--- Material provided ---

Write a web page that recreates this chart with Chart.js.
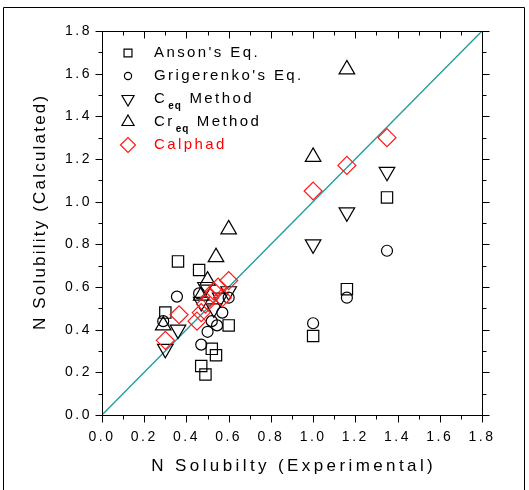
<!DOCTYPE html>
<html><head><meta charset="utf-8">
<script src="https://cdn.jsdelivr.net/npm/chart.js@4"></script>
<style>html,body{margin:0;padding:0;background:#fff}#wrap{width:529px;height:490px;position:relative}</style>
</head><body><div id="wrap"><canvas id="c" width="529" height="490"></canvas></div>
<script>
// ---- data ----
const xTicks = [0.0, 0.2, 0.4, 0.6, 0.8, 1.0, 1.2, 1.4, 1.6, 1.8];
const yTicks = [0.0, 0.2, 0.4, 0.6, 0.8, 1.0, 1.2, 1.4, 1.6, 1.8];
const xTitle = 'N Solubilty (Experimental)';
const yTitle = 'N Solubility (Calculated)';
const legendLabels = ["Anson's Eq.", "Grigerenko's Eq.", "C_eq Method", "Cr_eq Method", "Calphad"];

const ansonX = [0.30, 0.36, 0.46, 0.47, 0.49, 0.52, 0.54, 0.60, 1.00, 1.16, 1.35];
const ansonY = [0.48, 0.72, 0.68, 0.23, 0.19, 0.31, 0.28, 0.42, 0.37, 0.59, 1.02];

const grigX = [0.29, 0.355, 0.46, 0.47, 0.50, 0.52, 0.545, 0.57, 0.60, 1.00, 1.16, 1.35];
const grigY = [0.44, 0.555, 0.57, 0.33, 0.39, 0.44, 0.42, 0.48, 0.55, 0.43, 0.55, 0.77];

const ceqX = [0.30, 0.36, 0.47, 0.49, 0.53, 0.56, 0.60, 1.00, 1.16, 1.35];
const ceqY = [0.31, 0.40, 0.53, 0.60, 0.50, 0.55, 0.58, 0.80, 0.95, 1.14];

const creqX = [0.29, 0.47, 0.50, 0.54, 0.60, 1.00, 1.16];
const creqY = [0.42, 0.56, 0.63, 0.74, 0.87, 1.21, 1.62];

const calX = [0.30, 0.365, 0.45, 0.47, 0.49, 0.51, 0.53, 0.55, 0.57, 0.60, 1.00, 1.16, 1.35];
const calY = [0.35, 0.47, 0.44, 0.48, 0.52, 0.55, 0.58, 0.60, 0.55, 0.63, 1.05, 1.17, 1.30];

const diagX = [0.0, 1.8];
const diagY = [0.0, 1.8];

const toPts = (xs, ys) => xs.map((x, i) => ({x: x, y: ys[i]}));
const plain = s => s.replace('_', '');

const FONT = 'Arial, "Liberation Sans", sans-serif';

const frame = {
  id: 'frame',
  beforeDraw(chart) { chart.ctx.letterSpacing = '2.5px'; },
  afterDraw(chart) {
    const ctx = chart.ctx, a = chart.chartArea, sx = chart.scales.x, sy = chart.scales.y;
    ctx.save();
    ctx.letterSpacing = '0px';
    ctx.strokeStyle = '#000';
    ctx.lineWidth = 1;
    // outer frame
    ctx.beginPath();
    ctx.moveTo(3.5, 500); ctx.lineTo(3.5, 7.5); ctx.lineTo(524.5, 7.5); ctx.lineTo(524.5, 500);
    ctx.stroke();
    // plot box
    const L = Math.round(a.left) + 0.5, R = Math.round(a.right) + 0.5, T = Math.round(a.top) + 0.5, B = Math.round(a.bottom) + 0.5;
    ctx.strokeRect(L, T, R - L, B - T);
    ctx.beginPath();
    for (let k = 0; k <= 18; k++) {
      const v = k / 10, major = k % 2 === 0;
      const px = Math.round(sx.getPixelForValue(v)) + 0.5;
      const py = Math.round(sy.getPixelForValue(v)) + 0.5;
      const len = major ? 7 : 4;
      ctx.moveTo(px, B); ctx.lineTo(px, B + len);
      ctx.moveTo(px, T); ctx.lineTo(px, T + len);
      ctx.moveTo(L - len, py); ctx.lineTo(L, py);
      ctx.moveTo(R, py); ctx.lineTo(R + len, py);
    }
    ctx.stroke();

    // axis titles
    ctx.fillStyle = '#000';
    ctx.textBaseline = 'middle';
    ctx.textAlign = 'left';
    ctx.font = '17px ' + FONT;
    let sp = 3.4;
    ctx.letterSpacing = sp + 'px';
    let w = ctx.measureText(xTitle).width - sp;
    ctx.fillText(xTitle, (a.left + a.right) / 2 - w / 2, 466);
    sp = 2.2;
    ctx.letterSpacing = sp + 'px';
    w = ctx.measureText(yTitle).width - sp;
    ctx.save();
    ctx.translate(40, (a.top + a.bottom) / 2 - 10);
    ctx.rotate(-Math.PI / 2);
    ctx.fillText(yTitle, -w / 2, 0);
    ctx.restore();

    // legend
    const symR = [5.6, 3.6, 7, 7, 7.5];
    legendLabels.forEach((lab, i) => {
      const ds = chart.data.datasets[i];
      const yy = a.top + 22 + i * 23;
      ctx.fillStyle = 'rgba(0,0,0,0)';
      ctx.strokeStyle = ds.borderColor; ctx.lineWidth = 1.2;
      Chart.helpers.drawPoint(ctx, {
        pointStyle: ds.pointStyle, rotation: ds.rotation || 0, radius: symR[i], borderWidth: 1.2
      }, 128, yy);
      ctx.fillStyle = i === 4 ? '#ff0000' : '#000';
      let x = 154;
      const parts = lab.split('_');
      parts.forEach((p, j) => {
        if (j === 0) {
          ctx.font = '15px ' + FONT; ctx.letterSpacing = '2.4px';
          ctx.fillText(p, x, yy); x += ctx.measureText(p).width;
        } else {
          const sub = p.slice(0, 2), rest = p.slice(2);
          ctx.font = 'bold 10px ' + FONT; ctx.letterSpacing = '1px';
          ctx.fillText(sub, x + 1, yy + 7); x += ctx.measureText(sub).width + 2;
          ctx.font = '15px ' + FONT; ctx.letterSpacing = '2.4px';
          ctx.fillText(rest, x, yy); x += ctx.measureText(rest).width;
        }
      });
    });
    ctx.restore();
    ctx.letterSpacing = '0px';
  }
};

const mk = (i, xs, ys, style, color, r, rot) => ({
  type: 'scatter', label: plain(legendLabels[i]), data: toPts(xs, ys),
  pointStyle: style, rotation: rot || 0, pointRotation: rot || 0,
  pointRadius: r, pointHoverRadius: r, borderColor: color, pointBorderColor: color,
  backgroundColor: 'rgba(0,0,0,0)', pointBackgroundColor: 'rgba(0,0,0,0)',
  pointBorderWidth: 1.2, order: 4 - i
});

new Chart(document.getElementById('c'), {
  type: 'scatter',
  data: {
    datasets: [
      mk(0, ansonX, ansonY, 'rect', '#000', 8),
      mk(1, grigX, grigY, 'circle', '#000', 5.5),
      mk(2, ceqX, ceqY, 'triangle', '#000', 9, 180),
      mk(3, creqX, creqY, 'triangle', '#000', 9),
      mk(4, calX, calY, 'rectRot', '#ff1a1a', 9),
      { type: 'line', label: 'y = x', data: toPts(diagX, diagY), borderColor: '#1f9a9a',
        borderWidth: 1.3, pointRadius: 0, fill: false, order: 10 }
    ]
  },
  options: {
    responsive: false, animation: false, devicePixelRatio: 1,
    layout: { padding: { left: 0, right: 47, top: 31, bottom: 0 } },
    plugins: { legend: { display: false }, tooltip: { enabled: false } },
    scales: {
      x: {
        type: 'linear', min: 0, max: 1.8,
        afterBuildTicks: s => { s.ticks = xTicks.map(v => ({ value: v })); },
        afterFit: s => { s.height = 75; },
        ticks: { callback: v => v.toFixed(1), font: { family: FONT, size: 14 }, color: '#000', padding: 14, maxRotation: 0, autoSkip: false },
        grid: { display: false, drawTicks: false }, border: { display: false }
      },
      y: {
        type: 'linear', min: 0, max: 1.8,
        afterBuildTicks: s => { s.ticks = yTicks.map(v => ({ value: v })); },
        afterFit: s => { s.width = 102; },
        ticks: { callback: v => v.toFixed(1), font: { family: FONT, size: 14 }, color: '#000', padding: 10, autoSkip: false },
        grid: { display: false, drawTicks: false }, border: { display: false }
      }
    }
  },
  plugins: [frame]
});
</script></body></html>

---

§ Brief: From the first line above down to the line with "0.37, 0.59, 1.02];", reproduce every line and no others, omitting pictures.

§ Finished exercise:
Write a web page that recreates this chart with Chart.js.
<!DOCTYPE html>
<html><head><meta charset="utf-8">
<script src="https://cdn.jsdelivr.net/npm/chart.js@4"></script>
<style>html,body{margin:0;padding:0;background:#fff}#wrap{width:529px;height:490px;position:relative}</style>
</head><body><div id="wrap"><canvas id="c" width="529" height="490"></canvas></div>
<script>
// ---- data ----
const xTicks = [0.0, 0.2, 0.4, 0.6, 0.8, 1.0, 1.2, 1.4, 1.6, 1.8];
const yTicks = [0.0, 0.2, 0.4, 0.6, 0.8, 1.0, 1.2, 1.4, 1.6, 1.8];
const xTitle = 'N Solubilty (Experimental)';
const yTitle = 'N Solubility (Calculated)';
const legendLabels = ["Anson's Eq.", "Grigerenko's Eq.", "C_eq Method", "Cr_eq Method", "Calphad"];

const ansonX = [0.30, 0.36, 0.46, 0.47, 0.49, 0.52, 0.54, 0.60, 1.00, 1.16, 1.35];
const ansonY = [0.48, 0.72, 0.68, 0.23, 0.19, 0.31, 0.28, 0.42, 0.37, 0.59, 1.02];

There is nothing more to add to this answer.